Task brief -
In the data below, find every line with the string "that" and pull it out.

Material -
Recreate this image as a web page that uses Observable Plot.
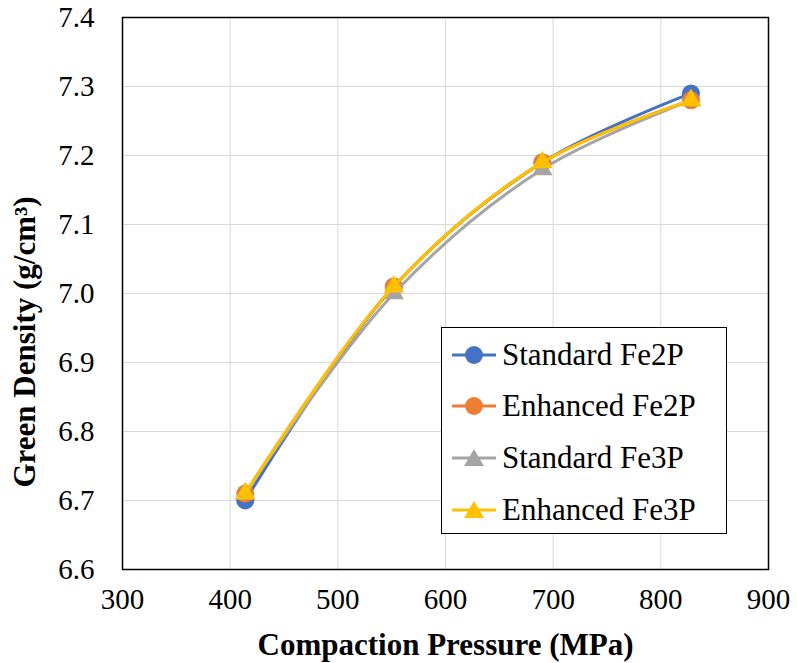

...

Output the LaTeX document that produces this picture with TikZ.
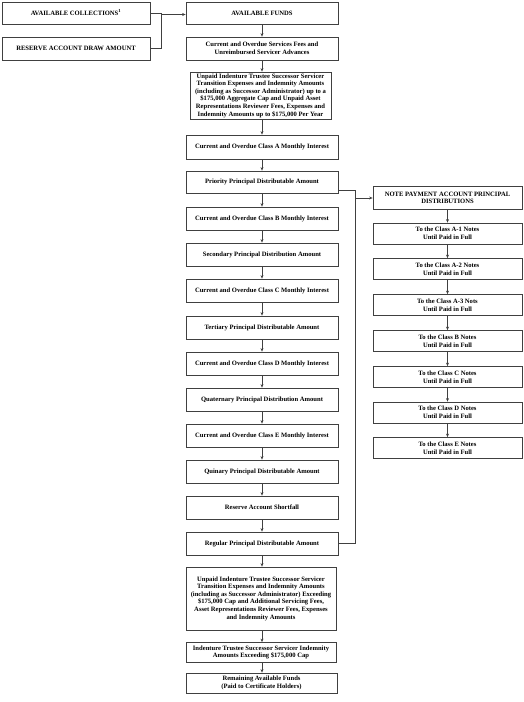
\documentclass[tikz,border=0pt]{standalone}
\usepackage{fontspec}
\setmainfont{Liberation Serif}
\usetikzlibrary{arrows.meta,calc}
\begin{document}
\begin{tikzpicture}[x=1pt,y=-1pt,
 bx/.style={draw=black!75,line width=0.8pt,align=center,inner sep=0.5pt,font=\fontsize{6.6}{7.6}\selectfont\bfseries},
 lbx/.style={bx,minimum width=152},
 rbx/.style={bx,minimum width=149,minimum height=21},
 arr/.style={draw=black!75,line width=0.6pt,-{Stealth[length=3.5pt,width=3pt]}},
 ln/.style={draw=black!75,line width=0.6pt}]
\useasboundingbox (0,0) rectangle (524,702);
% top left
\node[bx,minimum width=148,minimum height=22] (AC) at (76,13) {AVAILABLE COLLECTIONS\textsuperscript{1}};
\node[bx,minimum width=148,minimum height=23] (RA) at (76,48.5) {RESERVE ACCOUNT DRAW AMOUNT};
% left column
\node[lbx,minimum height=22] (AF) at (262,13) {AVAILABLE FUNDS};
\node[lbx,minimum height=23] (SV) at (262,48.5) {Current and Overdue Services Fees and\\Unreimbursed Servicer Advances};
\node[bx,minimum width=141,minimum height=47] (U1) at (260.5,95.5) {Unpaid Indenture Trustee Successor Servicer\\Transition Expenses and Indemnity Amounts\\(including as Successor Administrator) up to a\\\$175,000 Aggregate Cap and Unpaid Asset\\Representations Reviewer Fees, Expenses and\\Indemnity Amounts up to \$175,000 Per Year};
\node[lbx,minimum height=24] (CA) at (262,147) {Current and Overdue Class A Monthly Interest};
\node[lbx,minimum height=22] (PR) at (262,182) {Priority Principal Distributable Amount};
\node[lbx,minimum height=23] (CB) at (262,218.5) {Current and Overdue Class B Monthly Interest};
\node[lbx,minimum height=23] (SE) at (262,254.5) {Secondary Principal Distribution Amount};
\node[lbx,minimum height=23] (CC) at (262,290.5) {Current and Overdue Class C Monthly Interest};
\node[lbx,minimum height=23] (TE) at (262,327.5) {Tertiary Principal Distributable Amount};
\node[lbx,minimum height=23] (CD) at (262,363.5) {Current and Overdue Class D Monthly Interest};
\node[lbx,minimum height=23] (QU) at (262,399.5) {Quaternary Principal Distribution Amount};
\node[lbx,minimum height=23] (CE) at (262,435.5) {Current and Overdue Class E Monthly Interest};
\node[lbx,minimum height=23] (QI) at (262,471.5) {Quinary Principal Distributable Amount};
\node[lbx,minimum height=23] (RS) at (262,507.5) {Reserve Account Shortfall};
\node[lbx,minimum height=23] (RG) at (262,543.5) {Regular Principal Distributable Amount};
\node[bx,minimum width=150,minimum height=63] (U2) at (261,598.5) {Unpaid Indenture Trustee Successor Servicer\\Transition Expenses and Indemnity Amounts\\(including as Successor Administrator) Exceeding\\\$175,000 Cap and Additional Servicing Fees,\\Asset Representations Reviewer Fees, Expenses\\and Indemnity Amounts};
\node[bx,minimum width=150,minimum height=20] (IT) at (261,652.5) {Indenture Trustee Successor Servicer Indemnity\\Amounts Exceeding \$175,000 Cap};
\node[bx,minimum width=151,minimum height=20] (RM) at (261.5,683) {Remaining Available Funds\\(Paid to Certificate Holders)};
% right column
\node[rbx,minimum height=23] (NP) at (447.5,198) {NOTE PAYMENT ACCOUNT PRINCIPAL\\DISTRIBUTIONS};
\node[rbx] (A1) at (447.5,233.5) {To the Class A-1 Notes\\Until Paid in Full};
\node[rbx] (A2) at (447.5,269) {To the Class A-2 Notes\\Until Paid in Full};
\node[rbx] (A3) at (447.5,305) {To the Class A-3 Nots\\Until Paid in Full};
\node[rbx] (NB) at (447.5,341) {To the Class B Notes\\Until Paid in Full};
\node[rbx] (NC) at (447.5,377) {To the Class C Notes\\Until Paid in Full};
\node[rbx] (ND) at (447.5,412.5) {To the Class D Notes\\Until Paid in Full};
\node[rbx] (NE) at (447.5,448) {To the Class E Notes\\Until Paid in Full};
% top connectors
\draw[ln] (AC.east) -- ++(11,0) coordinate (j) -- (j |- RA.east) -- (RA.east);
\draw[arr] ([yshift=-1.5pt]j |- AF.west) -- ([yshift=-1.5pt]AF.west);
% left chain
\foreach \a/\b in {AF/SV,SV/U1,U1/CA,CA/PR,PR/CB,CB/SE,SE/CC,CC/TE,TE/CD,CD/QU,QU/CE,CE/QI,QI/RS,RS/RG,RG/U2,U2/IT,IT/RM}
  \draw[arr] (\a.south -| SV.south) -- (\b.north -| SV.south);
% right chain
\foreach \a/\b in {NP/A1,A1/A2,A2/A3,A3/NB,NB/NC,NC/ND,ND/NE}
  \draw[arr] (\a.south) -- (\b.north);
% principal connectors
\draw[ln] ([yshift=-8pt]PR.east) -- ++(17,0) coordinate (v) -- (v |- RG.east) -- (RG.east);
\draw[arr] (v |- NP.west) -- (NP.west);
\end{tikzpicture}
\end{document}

Task solution -
Recreate this image as a web page that uses Observable Plot.
Output the LaTeX document that produces this picture with TikZ.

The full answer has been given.